A quick count from the last week shows about 10 companies that I have bought online from or sorted services through are desperate to know what I thought of them. Some of them ask straight out what I thought of them, others try to sweeten the pill with a bit of bribery ("Answer this and win a £20 voucher" or "you have another chance to win back what you bought!"). Given that I love a good moan about terrible service, you'd think I'd be happily clicking through the multiple-choice answers and having a high old time.
But when service is good, I no more think about relaying this to a company than I would thanking a drinks dispenser for furnishing me with a can of coke. It's just doing its job, I'm just buying my beverage, we don't need to get into dialogue about it. But equally, if I've had shocking service, I was a direct way of making my ire felt – not the faceless passivity of an Identikit survey email, but someone to sort things out (in terms of the drinks-machine analogy, a swift but firm kick to the mechanism).

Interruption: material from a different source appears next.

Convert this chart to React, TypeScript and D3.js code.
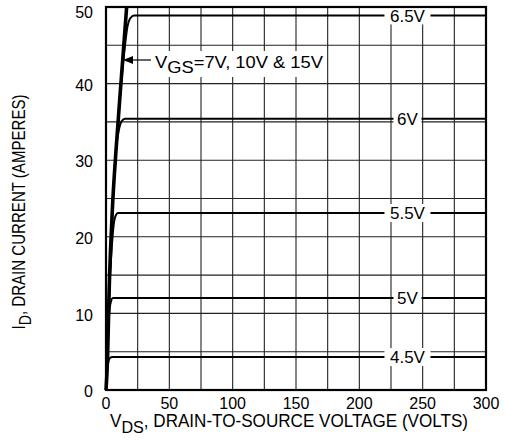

Really, who has the time or the inclination to fill these endless things in? Even at work I'm not safe – the kind man from the IT department who fixed the issue of noise blaring out of my PC's speakers whenever I clicked on anything interesting did a great job. But that's his job, and mine is to be features editor, not the doofus filling out the IT support survey when I have work to do on my newly non-noisy computer.
And as for Ticket Master disguising its customer feedback email as an invitation for me to review the gig – well Ticket Master, I had a lovely time in Hyde Park, with a charming mother and daughter called Christine and Emma. Then my inbox got clogged up with survey spam. Nought stars.